Intervention de Jean-Frédéric Poisson

Séance en hémicycle du 7 octobre 2013 à 16h00
Garantir l'avenir et la justice du système de retraites — Discussion générale

Photo issue du site de l'Assemblée nationale ou de WikipediaJean-Frédéric Poisson :

Madame la présidente, madame la ministre, madame la présidente de la commission, messieurs les rapporteurs, mes chers collègues, je concentrerai mon intervention sur l’article 5 du projet de loi, consacré à la pénibilité.

Je veux d’abord répéter – et ce ne sera pas la dernière fois – que c’est bien grâce au côté droit de l’hémicycle que la notion de pénibilité est entrée dans le droit – Xavier Bertrand y a largement contribué. Les décrets de 2010 et de 2011 sont venus confirmer sa place. C’est donc avec surprise que j’entends la majorité d’aujourd’hui affirmer que c’est un sujet dont nous ne nous sommes pas préoccupés.

Il est vrai que la notion de « traces irréversibles sur la santé du travailleur » qui figure dans l’article du code du travail relatif à la pénibilité issu de la réforme de 2010 méritait d’être précisée. Les débats qui ont présidé au vote de cette réforme laissaient la porte ouverte à la réduction de cette notion à l’incapacité ou à l’invalidité – ce que vous aviez critiqué de manière qui n’est pas totalement infondée –, d’où une confusion possible avec les maladies professionnelles. Bref, cette formulation donnait lieu à de très larges interprétations, qui n’étaient pas totalement conformes à la notion de pénibilité telle que les partenaires sociaux l’avaient définie ensemble. Rappelons ici que le seul point d’accord dans la négociation interprofessionnelle à l’époque était précisément la définition de la pénibilité fondée sur une référence à l’espérance de vie. À l’évidence, la rédaction actuelle du code du travail ne permet pas d’axer cette notion sur l’espérance de vie. Les précisions introduites en ce sens, madame la ministre, sont donc plutôt bienvenues.

Les travaux menés dans le cadre de la négociation interprofessionnelle et de la commission des affaires sociales de notre assemblée avaient fait apparaître certaines difficultés qui avaient fait reculer d’abord la négociation interprofessionnelle puis sans doute le Gouvernement, et notre collègue Éric Woerth alors ministre.

Il apparaissait clairement que l’individualisation d’un système sans référence médicale particulière poserait problème et qu’il était extrêmement compliqué de mettre en place un système équivalent au carnet de santé. Certaines organisations syndicales s’étaient élevées contre la possibilité de tracer de manière abusive le profil personnel de santé des salariés car cela pouvait aussi leur nuire en pesant sur leur capacité à être recruté ultérieurement.

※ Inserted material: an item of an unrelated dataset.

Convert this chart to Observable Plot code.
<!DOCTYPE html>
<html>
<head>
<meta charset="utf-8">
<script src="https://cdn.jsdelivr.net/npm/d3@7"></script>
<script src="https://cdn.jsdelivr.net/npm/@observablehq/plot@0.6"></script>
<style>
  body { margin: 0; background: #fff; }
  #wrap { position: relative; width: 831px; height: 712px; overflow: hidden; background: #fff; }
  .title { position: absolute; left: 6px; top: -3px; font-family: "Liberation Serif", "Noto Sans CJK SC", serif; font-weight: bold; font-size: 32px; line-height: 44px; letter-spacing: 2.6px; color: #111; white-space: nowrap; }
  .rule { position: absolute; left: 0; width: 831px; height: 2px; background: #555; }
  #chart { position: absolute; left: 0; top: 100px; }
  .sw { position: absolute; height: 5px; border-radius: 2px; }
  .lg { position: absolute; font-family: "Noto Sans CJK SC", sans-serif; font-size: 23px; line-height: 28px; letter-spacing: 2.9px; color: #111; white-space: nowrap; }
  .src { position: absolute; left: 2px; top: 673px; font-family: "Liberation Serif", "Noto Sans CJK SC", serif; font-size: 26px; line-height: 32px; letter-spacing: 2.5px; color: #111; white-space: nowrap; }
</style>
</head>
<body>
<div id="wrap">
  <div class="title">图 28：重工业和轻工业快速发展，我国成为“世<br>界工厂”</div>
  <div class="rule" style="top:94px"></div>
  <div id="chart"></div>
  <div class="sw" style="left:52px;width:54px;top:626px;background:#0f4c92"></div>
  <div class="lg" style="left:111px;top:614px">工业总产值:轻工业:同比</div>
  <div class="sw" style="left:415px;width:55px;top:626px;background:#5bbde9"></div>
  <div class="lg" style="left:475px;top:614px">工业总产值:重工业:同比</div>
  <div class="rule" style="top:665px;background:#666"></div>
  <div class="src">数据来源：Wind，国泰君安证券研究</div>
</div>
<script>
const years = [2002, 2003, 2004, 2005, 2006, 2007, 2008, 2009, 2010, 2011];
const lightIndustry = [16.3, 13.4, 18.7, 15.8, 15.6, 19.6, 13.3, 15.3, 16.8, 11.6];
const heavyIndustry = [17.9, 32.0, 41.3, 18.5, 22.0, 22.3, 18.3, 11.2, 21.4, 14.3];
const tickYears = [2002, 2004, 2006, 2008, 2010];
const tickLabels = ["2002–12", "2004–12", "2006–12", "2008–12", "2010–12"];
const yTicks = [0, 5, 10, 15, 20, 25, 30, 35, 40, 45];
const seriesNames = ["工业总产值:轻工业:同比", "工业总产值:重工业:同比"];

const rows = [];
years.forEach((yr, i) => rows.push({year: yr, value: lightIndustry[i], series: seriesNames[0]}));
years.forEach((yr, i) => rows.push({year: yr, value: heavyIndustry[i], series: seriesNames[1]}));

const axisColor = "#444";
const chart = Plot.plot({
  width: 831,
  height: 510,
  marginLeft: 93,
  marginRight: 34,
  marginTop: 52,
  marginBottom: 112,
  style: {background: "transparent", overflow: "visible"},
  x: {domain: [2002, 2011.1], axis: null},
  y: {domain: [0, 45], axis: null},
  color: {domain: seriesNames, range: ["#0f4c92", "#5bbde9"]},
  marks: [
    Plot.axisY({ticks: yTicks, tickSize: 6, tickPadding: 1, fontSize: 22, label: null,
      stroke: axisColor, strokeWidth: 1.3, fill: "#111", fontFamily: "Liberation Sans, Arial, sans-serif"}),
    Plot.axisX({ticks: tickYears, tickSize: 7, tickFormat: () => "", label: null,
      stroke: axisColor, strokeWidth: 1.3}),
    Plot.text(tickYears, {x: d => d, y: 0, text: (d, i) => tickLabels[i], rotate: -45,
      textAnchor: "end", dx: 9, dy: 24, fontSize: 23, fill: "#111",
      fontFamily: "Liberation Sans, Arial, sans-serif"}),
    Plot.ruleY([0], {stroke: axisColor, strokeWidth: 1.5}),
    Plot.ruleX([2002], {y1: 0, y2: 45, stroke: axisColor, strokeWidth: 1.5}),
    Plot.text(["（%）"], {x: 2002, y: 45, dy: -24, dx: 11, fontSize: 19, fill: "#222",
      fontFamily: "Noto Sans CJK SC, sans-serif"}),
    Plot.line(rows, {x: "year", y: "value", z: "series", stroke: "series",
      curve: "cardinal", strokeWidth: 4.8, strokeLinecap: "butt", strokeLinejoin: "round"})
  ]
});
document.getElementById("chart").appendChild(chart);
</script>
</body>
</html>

Il apparaissait clairement aussi qu’il y avait un risque, souligné par certaines organisations syndicales, à concentrer les efforts sur la compensation de la pénibilité – sous forme de formation professionnelle, de départ anticipé, de reconversion –, au détriment des mesures de prévention en matière de conditions de travail et du rôle à accorder aux instances représentatives du personnel. Votre projet de loi, madame la ministre, ne passe pas à l’écart de ces écueils. Certes, les comités d’hygiène, de sécurité et des conditions de travail sont sollicités – le rapport lui-même a apporté une contribution à ce sujet –, mais ces instances, dans leur configuration actuelle, ne permettent pas de prendre en compte ces facteurs de pénibilité avec toute la compétence et la mesure nécessaires.

Par ailleurs, votre projet de loi, madame la ministre, a des impacts dangereux sur l’emploi.

Premièrement, la gestion des fiches professionnelles avec les comptes par points est d’une complexité administrative sans doute insurmontable pour certaines entreprises – en particulier les petites. Beaucoup d’entre elles n’envisagent pas de les traiter sans un accroissement sensible de leurs effectifs et donc de la charge de travail supportée par l’organisation administrative.

Deuxièmement, ce texte aura également un impact négatif sur l’emploi en France parce que le seul moyen qu’auront de nombreuses entreprises pour échapper à cette contrainte sera de recourir à des sociétés de sous-traitance étrangère, dont les salariés, à l’évidence, ne seront pas soumis au même régime.